Ecuador’s United Nations representative pushed back Thursday on government claims that the violence in recent indigenous protests was the result of organized efforts by “outside agitators” working with other countries.
According to Arnaud Peral, who is moderating talks between the government and the indigenous community, the “breeding ground” for the violence that accompanied the protests was the result of long-standing conflicts between the government, Ecuador’s elite and the country’s poor.
“I believe that the breeding ground that allowed this strong wave of reactions, including the violence, was already present in Ecuadorian society,” Peral said, adding that the signs of “dissatisfaction” between sectors of the population originated in social inequities and the lack of opportunities.

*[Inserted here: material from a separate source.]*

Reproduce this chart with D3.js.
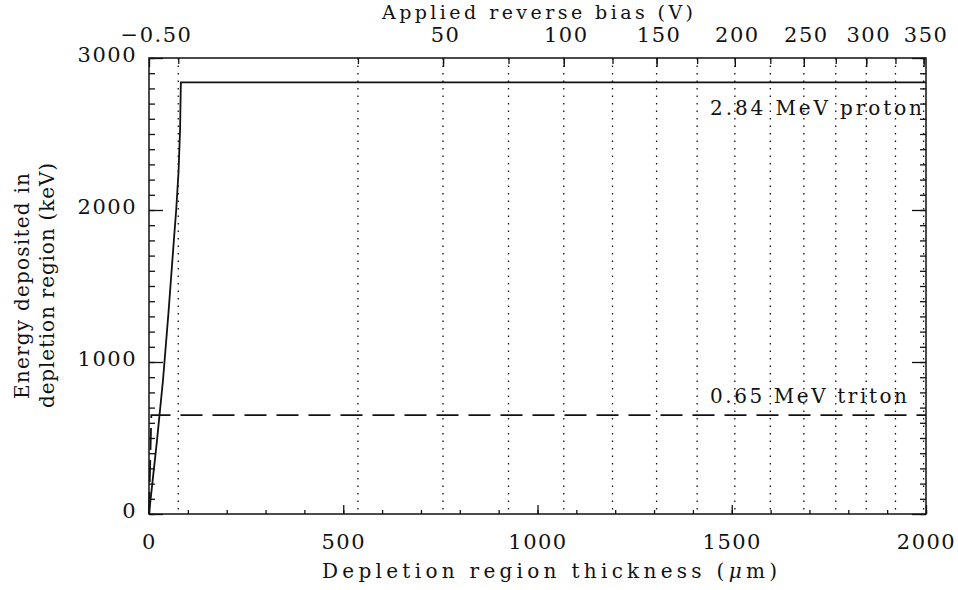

“There had been warnings of trouble and there was a great deal social tension that had been building,” he said.
Peral said that the same tension exists throughout Latin America, citing recent protests in Chile, Bolivia, Colombia and Peru.
Following the protests, the government claimed that “organized outside sources” played a major role in the violence, pointing the finger specifically at the government of Venezuela and supporters of former president Rafael Correa.
Peral admitted that the extent of the anger and violence surprised him. “We have had our antennas up and were aware of the problems because of discussions we have had with various sectors of the population but we didn’t foresee the high level of frustration that came out in the protests,” he said. “Obviously, we have much work to do.”
He said the discontent of the poor and indigenous people of Ecuador goes far beyond an increase in gasoline and diesel prices that the government rescinded as part of the agreement to end the protests on October 13. “In our discussions with the government and indigenous leaders we must delve deep into the root causes of the discontent.”